New Zealand Law Society - Suspension, supervision and costs to pay for letters containing false allegations designed to damage employment relationships

Suspension, supervision and costs to pay for letters containing false allegations designed to damage employment relationships

After a defended hearing, the Lawyers and Conveyancers Disciplinary Tribunal has made a finding of misconduct against Lynette O’Boyle.

In the course of family law proceedings Ms O’Boyle “became over-involved in a case”. The outcome of that case was that Ms O’Boyle’s client lost day-to-day care of children to an ex-partner.

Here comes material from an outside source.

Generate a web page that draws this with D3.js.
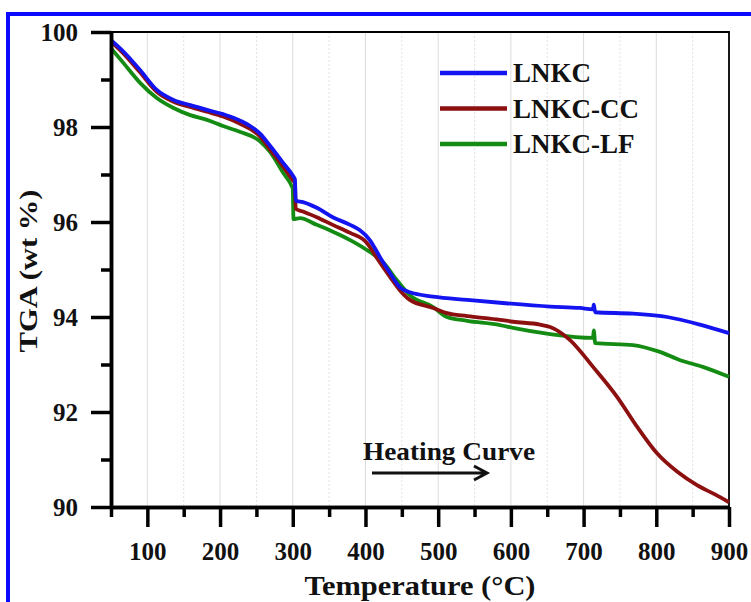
<!DOCTYPE html>
<meta charset="utf-8">
<style>
body { margin: 0; background: #fff; }
svg text { font-family: "Liberation Serif", "Times New Roman", serif; font-weight: bold; fill: #111; }
.axis path, .axis line { stroke: #000; }
</style>
<svg id="chart" width="751" height="602"></svg>
<script src="https://cdn.jsdelivr.net/npm/d3@7"></script>
<script>

// values (temperature in C, weight in wt %)
var seriesNames = ["LNKC", "LNKC-CC", "LNKC-LF"];
var seriesColors = ["#1414f0", "#8c1010", "#148c14"];

var lnkcT = [50, 67, 90, 113, 136, 159, 182, 204, 227, 255, 269, 287, 300, 303, 304, 314, 333, 355, 379, 392, 406, 420, 434, 447, 461, 493, 540, 585, 654, 695, 713, 714, 716, 768, 815, 860, 900];
var lnkcW = [99.83, 99.59, 99.2, 98.78, 98.57, 98.46, 98.36, 98.27, 98.14, 97.86, 97.6, 97.24, 96.98, 96.9, 96.45, 96.42, 96.3, 96.1, 95.94, 95.83, 95.62, 95.26, 94.92, 94.63, 94.52, 94.43, 94.36, 94.3, 94.22, 94.19, 94.16, 94.26, 94.1, 94.07, 94.0, 93.84, 93.66];

var ccT = [50, 67, 90, 113, 136, 159, 182, 204, 227, 255, 269, 287, 300, 303, 304, 314, 333, 355, 379, 402, 415, 434, 447, 461, 493, 512, 540, 585, 603, 640, 654, 681, 713, 746, 774, 801, 829, 856, 880, 900];
var ccW = [99.8, 99.55, 99.15, 98.74, 98.53, 98.42, 98.32, 98.22, 98.07, 97.8, 97.52, 97.16, 96.88, 96.82, 96.28, 96.22, 96.1, 95.94, 95.77, 95.56, 95.26, 94.84, 94.57, 94.36, 94.19, 94.08, 94.02, 93.94, 93.9, 93.84, 93.79, 93.52, 92.95, 92.32, 91.68, 91.13, 90.74, 90.46, 90.27, 90.1];

var lfT = [50, 67, 90, 113, 136, 159, 182, 204, 227, 255, 269, 287, 299, 300, 301, 310, 333, 356, 379, 402, 425, 443, 461, 493, 512, 540, 585, 603, 654, 713, 714, 716, 768, 804, 833, 864, 900];
var lfW = [99.66, 99.35, 98.93, 98.61, 98.4, 98.25, 98.15, 98.02, 97.9, 97.7, 97.47, 97.03, 96.74, 96.7, 96.06, 96.08, 95.94, 95.79, 95.62, 95.41, 95.14, 94.78, 94.46, 94.21, 94.0, 93.92, 93.83, 93.77, 93.64, 93.56, 93.72, 93.45, 93.41, 93.27, 93.09, 92.95, 92.74];

var xMajor = [100, 200, 300, 400, 500, 600, 700, 800, 900];
var xMinor = [50, 150, 250, 350, 450, 550, 650, 750, 850];
var yMajor = [90, 92, 94, 96, 98, 100];
var yMinor = [91, 93, 95, 97, 99];

var allT = [lnkcT, ccT, lfT];
var allW = [lnkcW, ccW, lfW];

var svg = d3.select("#chart");
var mLeft = 111, mRight = 729, mTop = 32, mBottom = 507;

// blue frame round the figure (cut off at right and bottom)
svg.append("rect")
  .attr("x", 8).attr("y", 14).attr("width", 800).attr("height", 700)
  .attr("fill", "none").attr("stroke", "#0a0aff").attr("stroke-width", 4);

var x = d3.scaleLinear().domain([50, 900]).range([mLeft, mRight]);
var y = d3.scaleLinear().domain([90, 100]).range([mBottom, mTop]);

// vertical grid
svg.append("g").selectAll("line").data(xMajor.slice(0, -1))
  .enter().append("line")
  .attr("x1", x).attr("x2", x).attr("y1", mTop).attr("y2", mBottom)
  .attr("stroke", "#dcdcdc").attr("stroke-width", 1);
svg.append("g").selectAll("line").data(xMinor.slice(1))
  .enter().append("line")
  .attr("x1", x).attr("x2", x).attr("y1", mTop).attr("y2", mBottom)
  .attr("stroke", "#e2e2e2").attr("stroke-width", 1).attr("stroke-dasharray", "2,2");

// thin top and right frame
svg.append("path")
  .attr("d", "M" + mLeft + "," + mTop + "H" + mRight + "V" + mBottom)
  .attr("fill", "none").attr("stroke", "#000").attr("stroke-width", 1.8);

// curves
var line = d3.line()
  .x(function(d) { return x(d[0]); })
  .y(function(d) { return y(d[1]); })
  .curve(d3.curveMonotoneX);

// draw LF first, then CC, then LNKC on top
[2, 1, 0].forEach(function(s) {
  var pts = allT[s].map(function(t, i) { return [t, allW[s][i]]; });
  svg.append("path")
    .datum(pts)
    .attr("d", line)
    .attr("fill", "none")
    .attr("stroke", seriesColors[s])
    .attr("stroke-width", 3.8)
    .attr("stroke-linejoin", "round");
});

// axes
svg.append("g").attr("class", "axis").attr("transform", "translate(0," + mBottom + ")")
  .call(d3.axisBottom(x).tickValues(xMinor).tickSize(10).tickSizeOuter(0).tickFormat(""));
svg.append("g").attr("class", "axis").attr("transform", "translate(0," + mBottom + ")")
  .call(d3.axisBottom(x).tickValues(xMajor).tickSize(20).tickSizeOuter(0).tickPadding(15));
svg.append("g").attr("class", "axis").attr("transform", "translate(" + mLeft + ",0)")
  .call(d3.axisLeft(y).tickValues(yMinor).tickSize(10).tickSizeOuter(0).tickFormat(""));
svg.append("g").attr("class", "axis").attr("transform", "translate(" + mLeft + ",0)")
  .call(d3.axisLeft(y).tickValues(yMajor).tickSize(20).tickSizeOuter(0).tickPadding(13));

svg.selectAll(".axis line").attr("stroke-width", 3.5);
svg.selectAll(".axis path").attr("stroke-width", 3.5);
svg.selectAll(".axis text")
  .style("font-family", "'Liberation Serif', 'Times New Roman', serif")
  .style("font-weight", "bold").style("font-size", "25px").attr("fill", "#111");

// axis titles
svg.append("text")
  .attr("x", 420).attr("y", 595).attr("text-anchor", "middle")
  .attr("textLength", 231).attr("lengthAdjust", "spacingAndGlyphs")
  .style("font-size", "28px")
  .text("Temperature (\u00B0C)");

svg.append("text")
  .attr("transform", "translate(37,271) rotate(-90)")
  .attr("text-anchor", "middle")
  .attr("textLength", 163).attr("lengthAdjust", "spacingAndGlyphs")
  .style("font-size", "25px")
  .text("TGA (wt %)");

// legend
var legend = svg.append("g").selectAll("g").data(seriesNames)
  .enter().append("g")
  .attr("transform", function(d, i) { return "translate(440," + (73 + i * 35.5) + ")"; });
legend.append("line")
  .attr("x1", 0).attr("x2", 67).attr("y1", 0).attr("y2", 0)
  .attr("stroke", function(d, i) { return seriesColors[i]; })
  .attr("stroke-width", 4.5);
legend.append("text")
  .attr("x", 73).attr("y", 9)
  .style("font-size", "27px")
  .text(function(d) { return d; });

// heating curve note
svg.append("text")
  .attr("x", 363).attr("y", 460)
  .attr("textLength", 172).attr("lengthAdjust", "spacingAndGlyphs")
  .style("font-size", "25px")
  .text("Heating Curve");
svg.append("path")
  .attr("d", "M372,473H486M474,466L487,473L474,480")
  .attr("fill", "none").attr("stroke", "#111").attr("stroke-width", 3);

</script>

Ms O’Boyle sent letters to the employer of the ex-partner, the employer of the ex-partner’s partner and to another employer. She also copied those letters to the Privacy Commissioner. The letters contained false allegations and unsubstantiated speculation dressed up as a fact.

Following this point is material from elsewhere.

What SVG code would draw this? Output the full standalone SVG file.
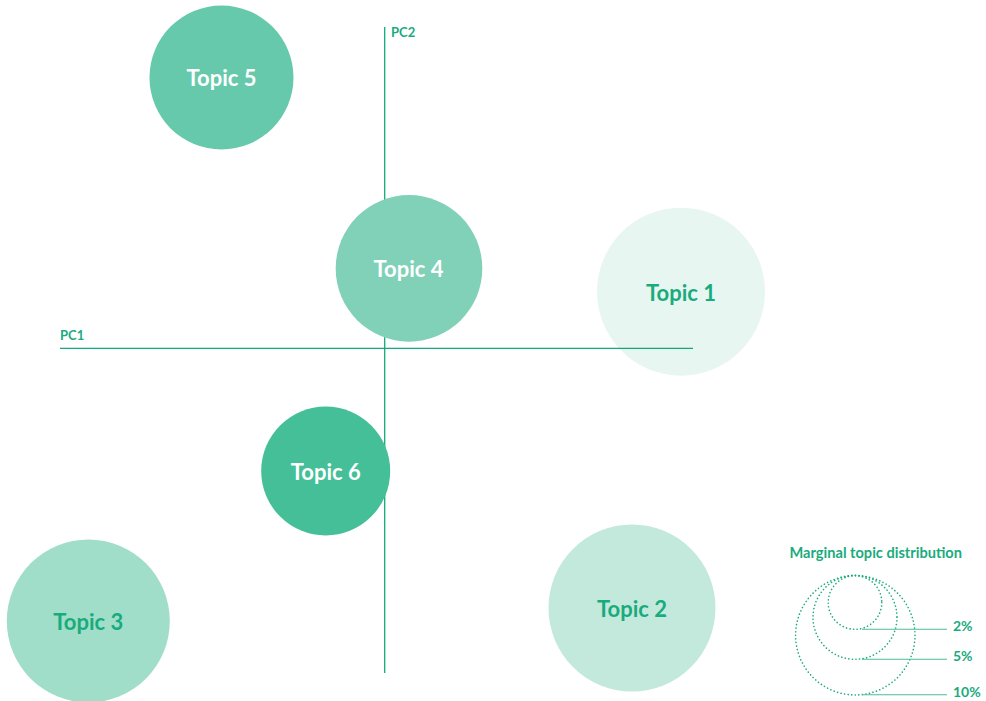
<svg xmlns="http://www.w3.org/2000/svg" width="986" height="701" viewBox="0 0 986 701">
<style>
.axis{stroke:#13a97a;stroke-width:1.3;fill:none}
.lbl{font-family:Lato,"Liberation Sans",sans-serif;font-weight:bold;fill:#1aab7d}
.ax{font-size:13px}
.tw{font-family:Lato,"Liberation Sans",sans-serif;font-weight:bold;font-size:22px;text-anchor:middle;fill:#ffffff}
.tg{font-family:Lato,"Liberation Sans",sans-serif;font-weight:bold;font-size:22px;text-anchor:middle;fill:#1aab7d}
.dot{fill:none;stroke:#1aab7d;stroke-width:1.6;stroke-dasharray:0.1 3.5;stroke-linecap:round}
.leg{stroke:#4dbd98;stroke-width:1.1}
.pct{font-size:14px}
</style>
<rect width="986" height="701" fill="#ffffff"/>
<g id="axes">
<line class="axis" x1="384.7" y1="27" x2="384.7" y2="673"/>
<line class="axis" x1="60" y1="348.3" x2="693" y2="348.3"/>
<text class="lbl ax" x="391" y="37">PC2</text>
<text class="lbl ax" x="60" y="340">PC1</text>
</g>
<g id="topic5"><circle cx="221.5" cy="77.5" r="72" fill="#67c9ab"/><text class="tw" x="221.5" y="86">Topic 5</text></g>
<g id="topic4"><circle cx="409" cy="268.4" r="73.3" fill="#80d1b8"/><text class="tw" x="408.5" y="277.3">Topic 4</text></g>
<g id="topic1"><circle cx="681" cy="291.7" r="84" fill="#13a97a" fill-opacity="0.1"/><text class="tg" x="681" y="300.5">Topic 1</text></g>
<g id="topic6"><circle cx="325.7" cy="471" r="64.5" fill="#45bf98"/><text class="tw" x="325.7" y="480">Topic 6</text></g>
<g id="topic3"><circle cx="88.3" cy="621" r="81.5" fill="#a0dec9"/><text class="tg" x="88.3" y="630">Topic 3</text></g>
<g id="topic2"><circle cx="632" cy="608" r="83.5" fill="#c3e9dd"/><text class="tg" x="632" y="617">Topic 2</text></g>
<g id="legend">
<text class="lbl" x="789.5" y="558" font-size="14.6">Marginal topic distribution</text>
<circle class="dot" cx="855" cy="602.5" r="26.8"/>
<circle class="dot" cx="855" cy="617.3" r="42"/>
<circle class="dot" cx="855.3" cy="635.3" r="59.7"/>
<line class="leg" x1="862" y1="629.3" x2="947" y2="629.3"/>
<line class="leg" x1="862" y1="659.3" x2="947" y2="659.3"/>
<line class="leg" x1="862" y1="694.8" x2="947" y2="694.8"/>
<text class="lbl pct" x="953" y="631">2%</text>
<text class="lbl pct" x="953" y="661">5%</text>
<text class="lbl pct" x="953" y="696.5">10%</text>
</g>
</svg>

The Tribunal held that the letters were “designed to damage the employment relationships of the two victims”. These victims were senior employees for Government Departments and were embarrassed by the communications.

Ms O’Boyle compounded her wrong-doing by repeatedly telling the Standards Committee that some of her allegations were proved by evidence in the Family Court case, which was proven wrong by the official record. The Tribunal imposed a suspension but also ordered Ms O’Boyle to pay each of the two victims $3000 each, to engage in a course of professional supervision for a minimum of one year and a maximum of two years, as well as to pay costs.

In deciding to go beyond a penalty of suspension the Tribunal stated “Were we simply to suspend Ms O’Boyle from practice, we would be leaving the job largely undone. In our view, Ms O’Boyle needs to be challenged about her practice, made to account for her choices, and develop ways of interacting that are professionally appropriate, especially so because she practices in the emotionally charged area of family law. We are concerned about her mode of practice going forward unless she can resolve some of these issues. To do so, in our view, requires professional supervision, not simply oversight by a fellow practitioner”.

In terms of remorse, the Tribunal stated “In the penalty hearing, each party advanced different views about Ms O’Boyle’s remorse. Although she says she regrets her actions, we do not perceive Ms O’Boyle has any real understanding of the hurt she caused to the victims. In the course of the liability hearing, she tended to blame others, and failed to take responsibility fulsomely herself. Even the offending letters, written on her letterhead and signed by her, she attempted to fix to her client, suggesting that she only wrote them to avoid intolerable pressure placed on her by the client.”